For Nate and Kaley Klemp, the 50/50 model leads to a constant comparison of each other’s efforts, which is summed up by a sort of scoreboard: who did the shopping, who had more files to hand in at work, who planned the next holiday, who took charge of the children’s school runs, who took a day off to look after the sick child at home… How do you determine what’s fair? It seems difficult. And that’s where the pair of experts sketch out an idea for a sustainable couple: the “80/80” model.

80/80: radical generosity
What is the 80/80 model? The mathematical equation may be impossible, but in a marital relationship it’s perfectly feasible. “The only way to free yourself from the pressure to share equally in a relationship is to aim for something much bigger and much more radical,” say the Klemps.

The motto of the 80/80 model? “When you win, I win”.

Moving from a 50/50 model to an 80/80 model means replacing the quest for justice with radical generosity.

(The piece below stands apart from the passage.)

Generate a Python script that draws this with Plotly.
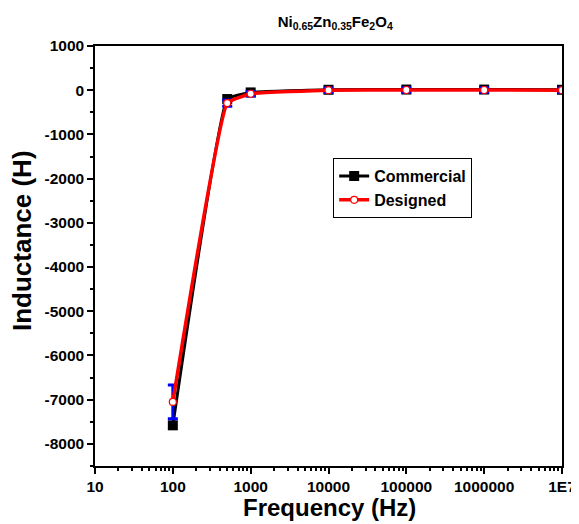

It’s about making an 80% effort to put the common goals before your own, in other words, moving from me to us, in other words, from individual success to common success.

When couples are synchronised in this way, they become creative and productive, with a stronger sense of intimacy, say Nate and Kaley. By choosing this 80/80 model, which aims for radical generosity, spouses stop wasting energy on pointless discussions, where each tries to make his or her point. Instead, they focus on common goals that make them both better people: bringing up their children, achieving financial stability in the home, having exciting projects, and ensuring the fulfilment of each other. In the end, the partner becomes a team-mate and a friend whose aim is not to be right, but to support, love and help the other.